▼▼▼

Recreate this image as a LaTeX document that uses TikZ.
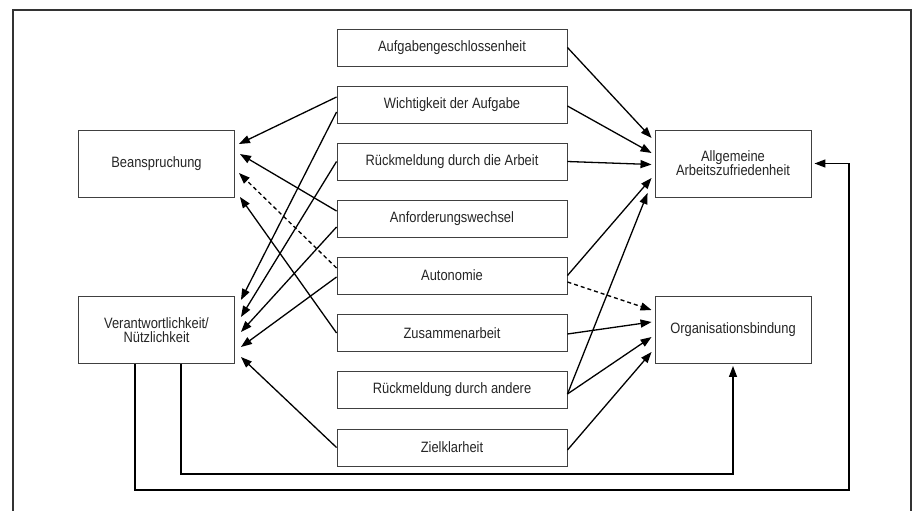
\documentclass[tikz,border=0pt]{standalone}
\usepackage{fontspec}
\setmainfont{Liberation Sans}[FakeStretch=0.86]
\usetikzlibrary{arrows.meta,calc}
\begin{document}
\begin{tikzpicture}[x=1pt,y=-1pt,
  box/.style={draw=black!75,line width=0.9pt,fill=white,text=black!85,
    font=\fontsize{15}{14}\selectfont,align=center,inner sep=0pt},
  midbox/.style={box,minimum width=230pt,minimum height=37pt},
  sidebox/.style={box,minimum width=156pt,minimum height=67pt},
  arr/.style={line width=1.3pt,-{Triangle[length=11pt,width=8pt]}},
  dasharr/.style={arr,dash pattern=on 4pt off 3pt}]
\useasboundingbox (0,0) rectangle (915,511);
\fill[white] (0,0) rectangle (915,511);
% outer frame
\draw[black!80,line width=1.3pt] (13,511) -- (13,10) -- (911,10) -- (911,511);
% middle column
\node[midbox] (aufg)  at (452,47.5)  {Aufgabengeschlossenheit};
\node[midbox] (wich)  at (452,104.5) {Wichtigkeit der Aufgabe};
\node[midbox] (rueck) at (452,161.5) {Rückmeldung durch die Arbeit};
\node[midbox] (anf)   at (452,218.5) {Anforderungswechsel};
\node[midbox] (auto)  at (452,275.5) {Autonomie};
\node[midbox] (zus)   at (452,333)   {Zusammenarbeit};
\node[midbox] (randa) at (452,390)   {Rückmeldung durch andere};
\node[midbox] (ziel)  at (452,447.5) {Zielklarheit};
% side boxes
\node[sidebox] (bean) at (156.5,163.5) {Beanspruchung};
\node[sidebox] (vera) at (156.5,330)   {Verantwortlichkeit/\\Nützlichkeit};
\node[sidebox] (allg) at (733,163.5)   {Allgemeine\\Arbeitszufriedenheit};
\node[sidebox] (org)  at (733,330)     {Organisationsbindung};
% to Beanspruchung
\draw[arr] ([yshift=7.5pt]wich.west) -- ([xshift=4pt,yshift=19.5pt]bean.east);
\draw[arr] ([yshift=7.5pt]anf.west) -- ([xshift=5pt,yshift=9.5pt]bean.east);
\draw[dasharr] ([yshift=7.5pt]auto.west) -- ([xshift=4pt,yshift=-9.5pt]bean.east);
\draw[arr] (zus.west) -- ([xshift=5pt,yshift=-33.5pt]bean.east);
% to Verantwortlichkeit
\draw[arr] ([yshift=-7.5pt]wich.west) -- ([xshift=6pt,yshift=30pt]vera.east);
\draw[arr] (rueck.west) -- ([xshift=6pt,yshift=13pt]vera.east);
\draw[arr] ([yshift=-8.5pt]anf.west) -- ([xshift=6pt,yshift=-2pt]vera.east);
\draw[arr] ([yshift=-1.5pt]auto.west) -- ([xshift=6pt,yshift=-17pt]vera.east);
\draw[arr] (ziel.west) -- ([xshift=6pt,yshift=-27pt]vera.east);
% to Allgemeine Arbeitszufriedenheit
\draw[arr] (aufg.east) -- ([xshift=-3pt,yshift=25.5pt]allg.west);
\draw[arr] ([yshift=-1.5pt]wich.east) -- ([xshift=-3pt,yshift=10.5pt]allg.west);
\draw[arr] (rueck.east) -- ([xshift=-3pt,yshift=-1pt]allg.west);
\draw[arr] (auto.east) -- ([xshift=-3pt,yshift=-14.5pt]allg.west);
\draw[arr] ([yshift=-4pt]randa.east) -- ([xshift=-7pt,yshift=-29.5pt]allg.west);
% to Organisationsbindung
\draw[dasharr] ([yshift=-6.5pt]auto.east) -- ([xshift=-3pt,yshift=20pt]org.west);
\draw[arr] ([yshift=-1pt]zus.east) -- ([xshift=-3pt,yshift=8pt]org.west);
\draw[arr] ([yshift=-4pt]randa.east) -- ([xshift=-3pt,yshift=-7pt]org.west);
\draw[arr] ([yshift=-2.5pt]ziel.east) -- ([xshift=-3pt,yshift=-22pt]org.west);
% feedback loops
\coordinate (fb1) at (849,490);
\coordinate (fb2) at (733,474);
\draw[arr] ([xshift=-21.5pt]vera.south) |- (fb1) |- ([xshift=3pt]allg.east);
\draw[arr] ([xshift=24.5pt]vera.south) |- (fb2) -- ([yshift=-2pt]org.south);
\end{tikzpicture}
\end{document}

▲▲▲

PROBLEM: The data above should be repeated exactly, minus any pictures.

RESPONSE:
Recreate this image as a LaTeX document that uses TikZ.
\documentclass[tikz,border=0pt]{standalone}
\usepackage{fontspec}
\setmainfont{Liberation Sans}[FakeStretch=0.86]
\usetikzlibrary{arrows.meta,calc}
\begin{document}
\begin{tikzpicture}[x=1pt,y=-1pt,
  box/.style={draw=black!75,line width=0.9pt,fill=white,text=black!85,
    font=\fontsize{15}{14}\selectfont,align=center,inner sep=0pt},
  midbox/.style={box,minimum width=230pt,minimum height=37pt},
  sidebox/.style={box,minimum width=156pt,minimum height=67pt},
  arr/.style={line width=1.3pt,-{Triangle[length=11pt,width=8pt]}},
  dasharr/.style={arr,dash pattern=on 4pt off 3pt}]
\useasboundingbox (0,0) rectangle (915,511);
\fill[white] (0,0) rectangle (915,511);
% outer frame
\draw[black!80,line width=1.3pt] (13,511) -- (13,10) -- (911,10) -- (911,511);
% middle column
\node[midbox] (aufg)  at (452,47.5)  {Aufgabengeschlossenheit};
\node[midbox] (wich)  at (452,104.5) {Wichtigkeit der Aufgabe};
\node[midbox] (rueck) at (452,161.5) {Rückmeldung durch die Arbeit};
\node[midbox] (anf)   at (452,218.5) {Anforderungswechsel};
\node[midbox] (auto)  at (452,275.5) {Autonomie};
\node[midbox] (zus)   at (452,333)   {Zusammenarbeit};
\node[midbox] (randa) at (452,390)   {Rückmeldung durch andere};
\node[midbox] (ziel)  at (452,447.5) {Zielklarheit};
% side boxes
\node[sidebox] (bean) at (156.5,163.5) {Beanspruchung};
\node[sidebox] (vera) at (156.5,330)   {Verantwortlichkeit/\\Nützlichkeit};
\node[sidebox] (allg) at (733,163.5)   {Allgemeine\\Arbeitszufriedenheit};
\node[sidebox] (org)  at (733,330)     {Organisationsbindung};
% to Beanspruchung
\draw[arr] ([yshift=7.5pt]wich.west) -- ([xshift=4pt,yshift=19.5pt]bean.east);
\draw[arr] ([yshift=7.5pt]anf.west) -- ([xshift=5pt,yshift=9.5pt]bean.east);
\draw[dasharr] ([yshift=7.5pt]auto.west) -- ([xshift=4pt,yshift=-9.5pt]bean.east);
\draw[arr] (zus.west) -- ([xshift=5pt,yshift=-33.5pt]bean.east);
% to Verantwortlichkeit
\draw[arr] ([yshift=-7.5pt]wich.west) -- ([xshift=6pt,yshift=30pt]vera.east);
\draw[arr] (rueck.west) -- ([xshift=6pt,yshift=13pt]vera.east);
\draw[arr] ([yshift=-8.5pt]anf.west) -- ([xshift=6pt,yshift=-2pt]vera.east);
\draw[arr] ([yshift=-1.5pt]auto.west) -- ([xshift=6pt,yshift=-17pt]vera.east);
\draw[arr] (ziel.west) -- ([xshift=6pt,yshift=-27pt]vera.east);
% to Allgemeine Arbeitszufriedenheit
\draw[arr] (aufg.east) -- ([xshift=-3pt,yshift=25.5pt]allg.west);
\draw[arr] ([yshift=-1.5pt]wich.east) -- ([xshift=-3pt,yshift=10.5pt]allg.west);
\draw[arr] (rueck.east) -- ([xshift=-3pt,yshift=-1pt]allg.west);
\draw[arr] (auto.east) -- ([xshift=-3pt,yshift=-14.5pt]allg.west);
\draw[arr] ([yshift=-4pt]randa.east) -- ([xshift=-7pt,yshift=-29.5pt]allg.west);
% to Organisationsbindung
\draw[dasharr] ([yshift=-6.5pt]auto.east) -- ([xshift=-3pt,yshift=20pt]org.west);
\draw[arr] ([yshift=-1pt]zus.east) -- ([xshift=-3pt,yshift=8pt]org.west);
\draw[arr] ([yshift=-4pt]randa.east) -- ([xshift=-3pt,yshift=-7pt]org.west);
\draw[arr] ([yshift=-2.5pt]ziel.east) -- ([xshift=-3pt,yshift=-22pt]org.west);
% feedback loops
\coordinate (fb1) at (849,490);
\coordinate (fb2) at (733,474);
\draw[arr] ([xshift=-21.5pt]vera.south) |- (fb1) |- ([xshift=3pt]allg.east);
\draw[arr] ([xshift=24.5pt]vera.south) |- (fb2) -- ([yshift=-2pt]org.south);
\end{tikzpicture}
\end{document}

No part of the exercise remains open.